Asia Berita Bisnis Indonesia

Tantangan pemilu perbankan Islami—mengapa?


TEMPO.COJakarta – Pemilihan umum atau Pemilu disebut sebagai salah satu tantangan bagi perbankan syariah. Apa alasannya?

Head of Shariah Banking Maybank Indonesia, Romy Buchari, mengatakan proyeksi perbankan syariah di 2023 diharapkan meningkat, terutama setelah Covid-19 mereda. Namun, dia menilai, masih ada tantangan yang harus dihadapi.

“Tantangannya itu kita lihat adalah Pemilu sudah dekat,” kata Romy usai acara peluncuran fitur wakaf Allianz Life Indonesia di Jakarta pada Kamis, 30 Maret 2023. 

Romy menyebut, tantangan ini tak ada kaitannya dengan politik identitas. Namun, ada ketidakpastian sehingga pelaku usaha cenderung melihat situasi terlebih dahulu atau wait and see

“Misalnya, investasinya itu akan dilakukan sekarang atau setelah Pemilu? Nah, dari situ juga bisa dilihat demand dari untuk pembiayaan.
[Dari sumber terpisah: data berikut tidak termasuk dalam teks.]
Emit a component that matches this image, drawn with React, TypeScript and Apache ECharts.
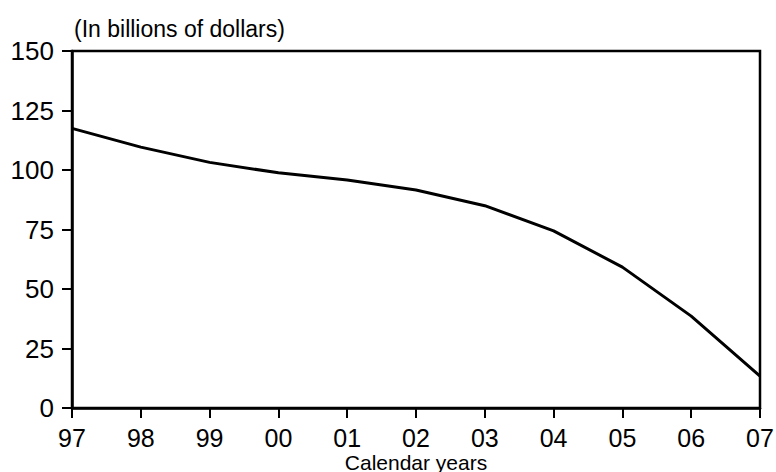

Bagaimana nanti ekonomi akan bertumbuh dengan investasi-investasi yang dilakukan oleh pelaku bisnis,” papar Romy.

Tak hanya Pemilu, dia menilai ada juga tantangan lain yang dihadapi perbankan syariah, yakni kondisi security perekonomian global. Ada bank-bank besar di Amerika Serikat dan Eropa yang mendapat tantangan atau sedang bermasalah. 

Seperti diketahui, beberapa bank seperti Silicon Valley Bank, Signature Bank, hingga Credit Suisse diterpa masalah beberapa pekan lalu. Menurut Romy, bank tak hanya harus growing, tapi growing secara aman. 

Ditanya soal dampak kolapsnya bank-bank di luar negeri terhadap perbankan di Indonesia, Romy menjawab, “Insya Allah saya rasa tidak (berdampak). Tidak hanya perbankan di syariah, tapi juga perbankan di Indonesia secara umum,” katanya.

Menurut Romy, perbankan Indonesia sudah sangat prudent. Banyak pembiayaan yang dilakukan matching dengan pendanaan-pendanaan yang ada. 

Selain itu, dia mengatakan, support dari pemerintah, Otoritas Jasa Keuangan (OJK), dan Bank Indonesia (BI) juga membantu memastikan iklim perbankan Indonesia tetap solid. 

Tak hanya itu, Romy menilai perbankan Indonesia sudah banyak belajar dari krisis 1998, 2008, hingga sekarang. “Jadi itu membantu membentengi perbankan kita,” tuturnya.